William Faulkner’s study at Rowan Oak.
The writing on the walls is an outline for Faulkner's
Pulitizer Prize- and National Book Award-winning A Fable.
American Writers at Home by J. D. McClatchy
Photographs by Erica Lennard
"This is not a book about writers, or about houses, or about America. It is a book about where and why and how American writers made a home for themselves--a place to live, yes, but above all a place to work—in a restless, rugged country" (McClatchy's introduction)1Featuring 300 lush and lovely full-color photographs of the homes of 21 American writers American Writers at Home is a glorious, yet substantive coffee-table book.

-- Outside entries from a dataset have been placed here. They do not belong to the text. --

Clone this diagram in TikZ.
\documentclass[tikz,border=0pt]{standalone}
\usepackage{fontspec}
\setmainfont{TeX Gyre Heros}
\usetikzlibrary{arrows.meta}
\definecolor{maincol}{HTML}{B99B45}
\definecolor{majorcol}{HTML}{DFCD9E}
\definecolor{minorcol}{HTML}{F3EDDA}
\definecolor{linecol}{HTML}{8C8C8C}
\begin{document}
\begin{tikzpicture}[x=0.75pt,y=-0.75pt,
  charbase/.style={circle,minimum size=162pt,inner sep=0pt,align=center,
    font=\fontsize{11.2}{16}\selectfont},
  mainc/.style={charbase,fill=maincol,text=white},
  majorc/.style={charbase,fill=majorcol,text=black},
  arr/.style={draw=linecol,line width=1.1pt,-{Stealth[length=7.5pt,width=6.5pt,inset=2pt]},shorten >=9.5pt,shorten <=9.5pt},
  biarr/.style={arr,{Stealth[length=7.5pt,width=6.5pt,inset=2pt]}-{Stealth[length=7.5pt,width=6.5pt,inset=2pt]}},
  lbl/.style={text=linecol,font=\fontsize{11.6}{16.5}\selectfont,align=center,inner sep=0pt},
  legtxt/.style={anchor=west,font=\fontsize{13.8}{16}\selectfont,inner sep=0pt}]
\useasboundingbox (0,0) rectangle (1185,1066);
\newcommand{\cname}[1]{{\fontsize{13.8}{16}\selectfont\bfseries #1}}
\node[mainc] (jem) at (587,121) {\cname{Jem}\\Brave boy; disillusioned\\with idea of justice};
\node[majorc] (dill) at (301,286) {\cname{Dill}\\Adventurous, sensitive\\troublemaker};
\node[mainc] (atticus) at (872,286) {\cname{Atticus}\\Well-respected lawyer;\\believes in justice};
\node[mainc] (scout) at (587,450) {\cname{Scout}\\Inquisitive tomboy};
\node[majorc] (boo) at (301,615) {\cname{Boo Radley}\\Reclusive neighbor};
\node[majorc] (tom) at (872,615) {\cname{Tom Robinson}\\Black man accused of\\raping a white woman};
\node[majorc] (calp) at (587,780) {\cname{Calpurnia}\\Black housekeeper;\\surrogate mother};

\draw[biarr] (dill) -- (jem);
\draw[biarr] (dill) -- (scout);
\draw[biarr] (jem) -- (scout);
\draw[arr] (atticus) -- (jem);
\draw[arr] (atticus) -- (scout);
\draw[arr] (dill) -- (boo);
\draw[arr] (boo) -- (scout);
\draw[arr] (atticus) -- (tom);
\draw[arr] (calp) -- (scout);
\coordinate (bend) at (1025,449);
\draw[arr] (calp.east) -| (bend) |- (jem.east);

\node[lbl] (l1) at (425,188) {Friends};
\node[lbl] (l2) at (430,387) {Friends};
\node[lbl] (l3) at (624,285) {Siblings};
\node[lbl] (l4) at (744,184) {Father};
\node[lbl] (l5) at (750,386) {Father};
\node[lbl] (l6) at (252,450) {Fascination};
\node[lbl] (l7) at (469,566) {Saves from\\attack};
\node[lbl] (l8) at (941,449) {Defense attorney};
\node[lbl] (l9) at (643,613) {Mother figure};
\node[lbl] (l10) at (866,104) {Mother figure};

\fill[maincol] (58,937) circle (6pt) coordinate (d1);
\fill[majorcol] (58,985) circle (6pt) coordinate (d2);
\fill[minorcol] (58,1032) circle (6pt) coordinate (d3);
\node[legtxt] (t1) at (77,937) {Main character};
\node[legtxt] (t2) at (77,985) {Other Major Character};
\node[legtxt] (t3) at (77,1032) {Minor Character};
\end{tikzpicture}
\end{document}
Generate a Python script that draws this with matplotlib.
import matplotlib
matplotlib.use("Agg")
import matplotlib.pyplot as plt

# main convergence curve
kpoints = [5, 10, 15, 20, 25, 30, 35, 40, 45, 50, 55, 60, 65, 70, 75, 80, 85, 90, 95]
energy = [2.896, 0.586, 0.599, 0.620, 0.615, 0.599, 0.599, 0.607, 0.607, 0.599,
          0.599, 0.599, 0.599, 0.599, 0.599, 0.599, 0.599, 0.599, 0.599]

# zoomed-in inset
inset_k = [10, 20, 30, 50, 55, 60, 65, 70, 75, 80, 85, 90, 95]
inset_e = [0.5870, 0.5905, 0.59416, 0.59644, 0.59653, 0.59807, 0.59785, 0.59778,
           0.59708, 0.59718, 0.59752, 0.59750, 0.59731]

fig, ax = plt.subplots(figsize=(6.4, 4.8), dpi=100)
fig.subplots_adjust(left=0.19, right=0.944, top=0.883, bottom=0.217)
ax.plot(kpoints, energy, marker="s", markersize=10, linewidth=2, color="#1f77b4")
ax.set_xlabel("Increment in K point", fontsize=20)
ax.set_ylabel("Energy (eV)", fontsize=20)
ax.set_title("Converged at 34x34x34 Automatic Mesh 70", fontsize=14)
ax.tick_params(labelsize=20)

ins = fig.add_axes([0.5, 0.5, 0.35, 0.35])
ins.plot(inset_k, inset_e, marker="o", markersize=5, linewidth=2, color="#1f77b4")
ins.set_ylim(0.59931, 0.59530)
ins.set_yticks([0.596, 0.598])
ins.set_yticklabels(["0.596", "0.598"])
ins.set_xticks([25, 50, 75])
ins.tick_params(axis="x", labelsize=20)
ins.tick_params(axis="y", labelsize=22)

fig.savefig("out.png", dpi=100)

Like all (most?) coffee-table books, American Writers at Home inspires multiple visits rather than a cover-to-cover read. Readers will love seeing the space their favorite writers inhabited and hearing the author's take on how each of the authors' environments inspired them. American Writers at Home may also inspire some literary pilgrimages as all of the properties featured in the book, with the exception of Edna St. Vincent Millay's Steepletop, are open to the public.
While McClatchy does include a mini bibliography for each author/house at the end of American Writers at Home, he fails to provide references for individual quotes. This isn't a scholarly text, but the lack of citation drives me crazy and is probably the one thing that I do not like about this book.
One of the sites featured is Washington Irving's Sunnyside. McClatchy says of Sunnyside, "In one sense, the house [...] resembled the author's own past. It was a congeries of European motifs and pure American whimsy" (115). I think that's appropriate for an 18th century cottage to which Irving added Dutch stepped gables and a Spanish monastery-esque tower among other things.
The other authors and properties included in American Writers at Home (note how many of our authors hail from Massachusetts and Concord in particular):
- Louisa May Alcott: Orchard House (Concord, MA)
- Kate Chopin: Kate Chopin House (Cloutierville, LA)
- Emily Dickinson: Dickinson Homestead (Amherst, MA)
- Frederick Douglass: Frederick Douglass House (Washington, DC)
- Ralph Waldo Emerson: Emerson House (Concord, MA)
- William Faulkner (Rowan Oak, Oxford, MS)
- Robert Frost: Robert Frost Farm (Derry, NH)
- Nathaniel Hawthorne: The Old Manse (Concord, MA)
- Ernest Hemingway: Ernest Hemingway Home (Key West, FL)2
- Robinson Jeffers: Tor House (Carmel, CA)
- Sarah Orne Jewett: Jewett House (South Berwick, ME)
- Henry Wadsworth Longfellow: Craigie House (Cambridge, MA)
- Herman Melville: Arrowhead (Pittsfield, MA)
- Edna St. Vincent Millay: Steepletop (Austerlitz, NY)
- Flannery O'Connor: Andalusia (Milledgeville, GA)
- Eugene O'Neill: Tao House (Martinez, CA)
- Mark Twain: Mark Twain House (Hartford, CT)
- Eudora Welty: Eudora Welty House (Jackson, MS)
- Edith Wharton: The Mount (Lenox, MA)
- Walt Whitman: Walt Whitman House (Camden, NJ)
Also, if you like this kind of thing, you might want to check out Write Time, Write Place. The blog features contemporary authors on their writing spaces (with snapshots!) as well as quotes about the act of writing.
- I forgot to note the page number. Will edit it in after I get my hands on the book again.
- While I love the fact that his property currently has 60 cats in residence (per house website), I'm not crazy about the taxidermied fish on display.